INSTRUCTIONS TO FOLLOW:
Without the pictures, extract every line from the start of the material to the line containing "Chart.register(...registerables);", both ends included.

DATA SECTION:
>> START
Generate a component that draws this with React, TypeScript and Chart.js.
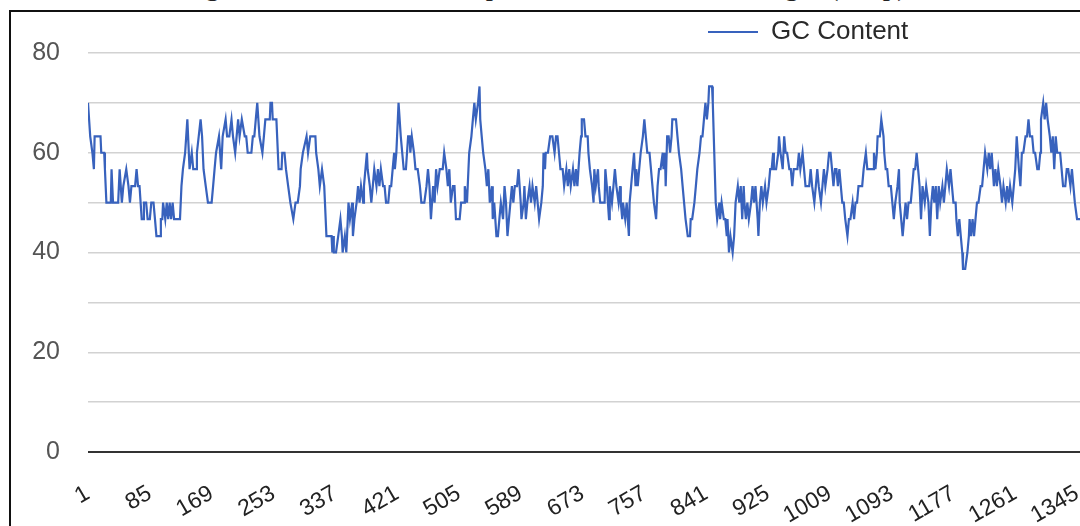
import { useEffect, useRef } from "react";
import { Chart, registerables } from "chart.js";

Chart.register(...registerables);

const titleText = "Figure 1: The GC content plot of the entire ORF length (in bp)";
const seriesLabel = "GC Content";
const xTickValues = [1, 85, 169, 253, 337, 421, 505, 589, 673, 757, 841, 925, 1009, 1093, 1177, 1261, 1345];
const xTickLabels = ["1", "85", "169", "253", "337", "421", "505", "589", "673", "757", "841", "925", "1009", "1093", "1177", "1261", "1345"];
const yTickLabels = ["0", "20", "40", "60", "80"];

const positions = [
  1, 4, 7, 9, 10, 18, 19, 23, 24, 26, 32, 33, 35, 42, 44, 47, 49, 53, 56, 58, 60, 65, 67, 69, 71, 74, 76, 77, 80, 82,
  85, 87, 90, 92, 94, 99, 100, 102, 103, 106, 108, 110, 112, 114, 116, 118, 126, 128, 130, 133, 136, 139, 142, 144, 148, 149, 154, 156, 158, 161,
  164, 169, 171, 173, 175, 179, 182, 184, 188, 190, 193, 196, 198, 201, 205, 207, 210, 214, 216, 218, 223, 225, 227, 229, 231, 234, 238, 240, 242, 248,
  249, 251, 252, 257, 259, 260, 264, 265, 268, 270, 273, 276, 280, 283, 286, 289, 290, 293, 298, 300, 303, 310, 311, 314, 316, 319, 322,
  325, 332, 333, 334, 335, 338, 341, 344, 346, 347, 350, 352, 353, 355, 357, 360, 361, 363, 366, 368, 370, 372, 375, 376, 378, 380, 381, 384, 386, 388,
  390, 393, 395, 397, 399, 402, 404, 406, 409, 411, 413, 415, 417, 418, 420, 421, 423, 426, 428, 430, 433, 436, 438, 439, 441, 444, 446, 449, 452, 454,
  458, 461, 463, 465, 467, 470, 472, 474, 476, 479, 483, 485, 488, 490, 492, 494, 497, 499, 501, 506, 508, 512, 513, 516, 518, 519, 522, 524, 526, 528,
  531, 533, 534, 536, 538, 541, 543, 545, 547, 550, 551, 553, 556, 558, 560, 562, 565, 567, 569, 571, 573, 575, 577, 579, 581, 584, 586, 589, 590, 593,
  594, 596, 598, 601, 603, 605, 608, 610, 612, 614, 617, 619, 620, 622, 623, 626, 629, 632, 635, 637, 639, 641, 643, 646, 648, 651, 653, 655,
  657, 660, 662, 664, 666, 669, 671, 672, 675, 677, 680, 681, 683, 686, 688, 689, 691, 694, 695, 697, 703, 704, 706, 709, 710, 713, 715, 717, 719, 722,
  724, 725, 727, 728, 731, 733, 736, 737, 739, 741, 743, 745, 746, 748, 750, 752, 755, 757, 759, 761, 764, 766, 768, 770, 773, 775, 777, 779, 782, 783,
  785, 786, 788, 790, 792, 794, 795, 800, 802, 804, 807, 809, 811, 813, 816, 819, 820, 822, 825, 827, 829, 832, 834, 836, 838, 840, 842, 844, 845, 849,
  850, 852, 854, 856, 859, 860, 862, 865, 867, 869, 870, 872, 874, 877, 879, 881, 884, 886, 888, 890, 892, 893, 895, 897, 899, 902, 904, 906, 908, 911,
  912, 914, 916, 918, 921, 923, 926, 928, 930, 932, 933, 936, 939, 940, 942, 945, 947, 949, 951, 954, 956, 958, 960, 965, 967, 969, 972, 974, 976, 981,
  983, 985, 988,
  990, 992, 994, 997, 999, 1001, 1003, 1006, 1008, 1010, 1012, 1014, 1016, 1018, 1020, 1022, 1024, 1026, 1028, 1030, 1033, 1035, 1037, 1040, 1042, 1044, 1046, 1048, 1053, 1055,
  1058, 1060, 1068, 1069, 1071, 1073, 1074, 1077, 1079, 1082, 1083, 1085, 1087, 1089, 1092, 1094, 1096, 1098, 1101, 1103, 1104, 1106, 1108, 1110, 1112, 1114, 1116, 1119, 1121, 1123,
  1125, 1127, 1129, 1131, 1133, 1135, 1138, 1140, 1143, 1145, 1147, 1149, 1151, 1153, 1155, 1157, 1159, 1162, 1164, 1166, 1168, 1171, 1173, 1175, 1177, 1180, 1181, 1183, 1185, 1187,
  1189, 1190, 1193, 1196, 1198, 1199, 1201, 1203, 1205, 1207, 1209, 1211, 1214, 1216, 1218, 1220, 1223, 1225, 1227, 1229, 1232, 1234, 1236, 1238, 1241, 1243, 1245, 1248, 1250, 1252,
  1254, 1257, 1259, 1261, 1263, 1266, 1268, 1270, 1272, 1275, 1277, 1279, 1281, 1284, 1286, 1288, 1291, 1293, 1295, 1296, 1299, 1301, 1303, 1305, 1308, 1310, 1312, 1313, 1314, 1316,
  1318, 1322, 1324, 1326, 1329, 1331, 1333, 1336, 1338, 1340, 1342, 1345, 1349,
];

const gcContent = [
  70, 63.3, 60, 56.7, 63.3, 63.3, 60, 60, 56.7, 50, 50, 56.7, 50, 50, 56.7, 50, 53.3, 56.7, 53.3, 50, 53.3, 53.3, 56.7, 53.3, 53.3, 46.7, 46.7, 50, 50, 46.7,
  46.7, 50, 50, 46.7, 43.3, 43.3, 46.7, 46.7, 50, 46.7, 50, 46.7, 50, 46.7, 50, 46.7, 46.7, 53.3, 56.7, 60, 66.7, 56.7, 60, 56.7, 56.7, 60, 66.7, 63.3, 56.7, 53.3,
  50, 50, 53.3, 56.7, 60, 63.3, 56.7, 63.3, 66.7, 63.3, 63.3, 66.7, 63.3, 60, 66.7, 63.3, 66.7, 63.3, 63.3, 60, 60, 63.3, 63.3, 66.7, 70, 63.3, 60, 63.3, 66.7, 66.7,
  70, 70, 66.7, 66.7, 60, 56.7, 56.7, 60, 60, 56.7, 53.3, 50, 46.7, 50, 50, 53.3, 56.7, 60, 63.3, 60, 63.3, 63.3, 60, 56.7, 53.3, 56.7, 53.3,
  43.3, 43.3, 40, 43.3, 40, 40, 43.3, 46.7, 43.3, 40, 43.3, 40, 43.3, 50, 46.7, 50, 43.3, 46.7, 50, 53.3, 50, 53.3, 50, 53.3, 56.7, 60, 56.7, 53.3, 50, 53.3,
  56.7, 53.3, 56.7, 53.3, 56.7, 53.3, 53.3, 50, 50, 53.3, 53.3, 56.7, 60, 56.7, 60, 63.3, 70, 63.3, 60, 56.7, 56.7, 63.3, 63.3, 60, 63.3, 60, 56.7, 56.7, 53.3, 50,
  50, 53.3, 56.7, 53.3, 46.7, 53.3, 50, 56.7, 53.3, 56.7, 56.7, 60, 56.7, 53.3, 56.7, 50, 53.3, 53.3, 46.7, 46.7, 50, 50, 53.3, 50, 56.7, 60, 63.3, 66.7, 70, 66.7,
  70, 73.3, 66.7, 63.3, 60, 56.7, 53.3, 56.7, 50, 53.3, 46.7, 50, 43.3, 43.3, 46.7, 50, 46.7, 53.3, 50, 43.3, 46.7, 50, 53.3, 50, 53.3, 53.3, 56.7, 50, 46.7, 50,
  53.3, 46.7, 50, 53.3, 50, 53.3, 50, 53.3, 50, 46.7, 50, 53.3, 60, 56.7, 60, 60, 63.3, 63.3, 60, 63.3, 63.3, 60, 56.7, 56.7, 53.3, 56.7, 53.3, 56.7,
  53.3, 56.7, 53.3, 56.7, 53.3, 60, 63.3, 66.7, 66.7, 63.3, 63.3, 60, 56.7, 53.3, 50, 56.7, 53.3, 56.7, 53.3, 50, 50, 56.7, 53.3, 46.7, 53.3, 50, 53.3, 56.7, 53.3, 50,
  53.3, 50, 46.7, 50, 46.7, 50, 43.3, 50, 53.3, 56.7, 60, 53.3, 56.7, 53.3, 56.7, 60, 63.3, 66.7, 63.3, 60, 60, 56.7, 53.3, 50, 46.7, 53.3, 56.7, 56.7, 60, 56.7,
  60, 53.3, 63.3, 63.3, 60, 63.3, 66.7, 66.7, 63.3, 60, 56.7, 53.3, 50, 46.7, 43.3, 43.3, 46.7, 46.7, 50, 53.3, 56.7, 60, 63.3, 63.3, 66.7, 70, 66.7, 70, 73.3, 73.3,
  70, 60, 50, 46.7, 50, 46.7, 50, 46.7, 46.7, 43.3, 46.7, 40, 43.3, 40, 43.3, 50, 53.3, 50, 53.3, 46.7, 53.3, 50, 46.7, 50, 46.7, 50, 53.3, 50, 53.3, 46.7,
  43.3, 50, 53.3, 50, 53.3, 50, 53.3, 56.7, 56.7, 60, 56.7, 56.7, 60, 63.3, 60, 56.7, 63.3, 60, 60, 56.7, 56.7, 53.3, 56.7, 56.7, 60, 56.7, 60, 56.7, 53.3, 53.3,
  56.7, 53.3, 50,
  53.3, 56.7, 53.3, 50, 53.3, 56.7, 53.3, 56.7, 60, 60, 56.7, 53.3, 56.7, 56.7, 53.3, 56.7, 53.3, 50, 50, 46.7, 43.3, 46.7, 46.7, 50, 46.7, 50, 50, 53.3, 53.3, 56.7,
  60, 56.7, 56.7, 60, 56.7, 60, 63.3, 63.3, 66.7, 63.3, 60, 56.7, 56.7, 53.3, 53.3, 50, 46.7, 50, 53.3, 56.7, 50, 46.7, 43.3, 46.7, 50, 46.7, 50, 50, 53.3, 56.7,
  56.7, 60, 56.7, 53.3, 46.7, 53.3, 50, 53.3, 50, 43.3, 50, 53.3, 50, 53.3, 46.7, 53.3, 50, 53.3, 50, 53.3, 56.7, 53.3, 56.7, 53.3, 50, 50, 46.7, 43.3, 46.7, 43.3,
  40, 36.7, 36.7, 40, 43.3, 46.7, 43.3, 46.7, 43.3, 46.7, 50, 50, 53.3, 53.3, 56.7, 60, 56.7, 60, 56.7, 60, 53.3, 56.7, 53.3, 56.7, 53.3, 50, 53.3, 50, 53.3, 50,
  53.3, 50, 53.3, 56.7, 63.3, 56.7, 53.3, 60, 60, 63.3, 63.3, 66.7, 63.3, 63.3, 60, 60, 56.7, 56.7, 60, 66.7, 70, 66.7, 70, 66.7, 63.3, 60, 63.3, 60, 56.7, 63.3,
  60, 60, 56.7, 53.3, 53.3, 56.7, 56.7, 53.3, 56.7, 53.3, 50, 46.7, 46.7,
];

const FONT = "'Liberation Sans', Arial, sans-serif";

export default function App() {
  const canvasRef = useRef<HTMLCanvasElement | null>(null);

  useEffect(() => {
    document.body.style.overflow = "hidden";
    const canvas = canvasRef.current;
    if (!canvas) return;

    const legendPlacement = {
      id: "legendPlacement",
      beforeInit(chart: any) {
        const originalFit = chart.legend.fit;
        chart.legend.fit = function fit() {
          originalFit.call(this);
          this.height = 53;
        };
      },
      afterLayout(chart: any) {
        if (chart.legend) {
          chart.legend.left = 689;
        }
      },
    };

    const chart = new Chart(canvas, {
      type: "line",
      data: {
        datasets: [
          {
            label: seriesLabel,
            data: positions.map((p, i) => ({ x: p, y: gcContent[i] })),
            borderColor: "#3862bd",
            backgroundColor: "#3862bd",
            borderWidth: 2.2,
            pointRadius: 0,
            tension: 0,
            fill: false,
          },
        ],
      },
      options: {
        responsive: false,
        animation: false,
        events: [],
        layout: { padding: 0 },
        plugins: {
          tooltip: { enabled: false },
          legend: {
            display: true,
            position: "top",
            align: "start",
            labels: {
              boxWidth: 50,
              boxHeight: 0,
              padding: 19,
              color: "#2a2a2a",
              font: { family: FONT, size: 26 },
            },
          },
        },
        scales: {
          x: {
            type: "linear",
            min: 1,
            max: 1349,
            afterBuildTicks: (scale: any) => {
              scale.ticks = xTickValues.map((v) => ({ value: v }));
            },
            afterFit: (scale: any) => {
              scale.height = 74;
              scale.paddingLeft = 0;
              scale.paddingRight = 0;
            },
            ticks: {
              autoSkip: false,
              minRotation: 30,
              maxRotation: 30,
              padding: 20,
              color: "#222222",
              font: { family: FONT, size: 23 },
              callback: (_v: any, i: number) => xTickLabels[i] ?? "",
            },
            grid: { display: false },
            border: { display: false },
          },
          y: {
            min: 0,
            max: 80,
            afterFit: (scale: any) => {
              scale.width = 88;
            },
            ticks: {
              stepSize: 10,
              padding: 28,
              color: "#555555",
              font: { family: FONT, size: 25 },
              callback: (v: any) => (yTickLabels.includes(String(v)) ? String(v) : ""),
            },
            grid: {
              drawTicks: false,
              color: (ctx: any) => (ctx.tick && ctx.tick.value === 0 ? "#333333" : "#d2d2d2"),
              lineWidth: (ctx: any) => (ctx.tick && ctx.tick.value === 0 ? 2 : 1.5),
            },
            border: { display: false },
          },
        },
      },
      plugins: [legendPlacement],
    });

    return () => {
      chart.destroy();
    };
  }, []);

  return (
    <div
      style={{
        position: "fixed",
        left: 0,
        top: 0,
        width: 1080,
        height: 526,
        overflow: "hidden",
        background: "#ffffff",
      }}
    >
      <div
        style={{
          position: "absolute",
          left: 181,
          top: -28,
          fontFamily: "'Liberation Serif', 'Times New Roman', serif",
          fontSize: 29,
          lineHeight: "26px",
          whiteSpace: "nowrap",
          color: "#222",
        }}
      >
        {titleText}
      </div>
      <canvas
        ref={canvasRef}
        width={1080}
        height={526}
        style={{ position: "absolute", left: 0, top: 0, width: 1080, height: 526 }}
      />
      <div
        style={{
          position: "absolute",
          left: 9,
          top: 10,
          width: 1200,
          height: 700,
          borderLeft: "2px solid #111",
          borderTop: "2px solid #111",
          pointerEvents: "none",
        }}
      />
    </div>
  );
}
>> END
SOLVED EXERCISE:
Generate a component that draws this with React, TypeScript and Chart.js.
import { useEffect, useRef } from "react";
import { Chart, registerables } from "chart.js";

Chart.register(...registerables);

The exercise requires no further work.